The qualification that he obtained in May 2009 did not meet the requirements of the FSCA to be appointed a representative.
He had been a representative since March 2013, and was only made aware in April 2019 that his existing qualification does not meet the requirements of the FSCA.

As a result he requested exemption from the requirements, pending completion of an approved and accredited qualification.

FSCA refusal of application

The FSCA opposed the application for exemption on the grounds that the application amounts to an abuse of process and that it is “frivolous and vexatious” within the contemplation of section 234(4) of the FSR Act. The FSCA claimed that the applicant simply failed to make out a proper case for the relief sought and reminded the applicant of the detail of the Fit and Proper requirements as well as exemption thereof:

In terms of section 23 of the Fit and Proper Requirements, a representative must have a qualification recognised by the FSCA.
In terms of section 4(4) of the Exemption of Services under Supervision in terms of the Requirements and Conditions, 2008, a representative may work under supervision for a period, not exceeding six (6) years after date of first appointment, whilst obtaining the required recognised qualification by a certain date therein specified.
On 1 February 2019, the 2008 Exemption of Services under Supervision was withdrawn.
In terms of the provisions of the Exemption of Services under Supervision No. 2 of 2018, a supervised representative must, within six years from the date of first appointment as a representative of a specific financial product, comply with the qualification requirement for that specific financial product.

The FSCA further stated that one of the objectives of the Financial Advisory and Intermediary Services Act, 2002 is to professionalise the financial services industry and to protect consumers – hence the imposition of the qualification requirements.

In this case the applicant had more than six years since date of first appointment to comply with the qualification requirements, but failed to take the necessary steps to obtain such a qualification. As a result, the FSCA declined his application for exemption.

The Tribunal’s analysis

The Tribunal explored all sections of legislation and established that the legislation provides the FSCA with the statutory authority to grant an exemption from compliance with a financial sector law, on reasonable grounds shown.

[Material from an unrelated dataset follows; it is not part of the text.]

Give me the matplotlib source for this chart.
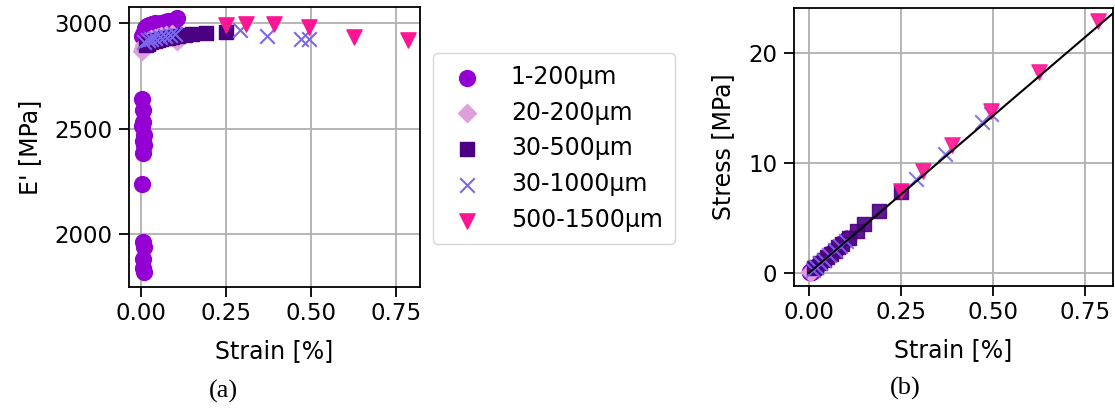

The following are the jurisdictional factors for the exercise of this statutory authority:

That the rendering of the service by that person is partially or wholly regulated by another law; or
That the application of the provisions of the Act will cause that person or clients of that person financial or other hardship or prejudice; and
The granting of the exemption will not conflict with the public interest, prejudice the interest of clients and frustrate the achievement of the object of the Act.

The FSCA concluded that the application that served before them simply made out no case for relief under these statutory provisions. Although the applicant was invited to make submission on the jurisdictional factors he failed to do so.

The application for reconsideration was dismissed by the Tribunal.

In our experience, the FSCA has always been more than fair in accommodating reasonable requests for exemption. One has to bear in mind that ours is a professional industry and we have to behave accordingly.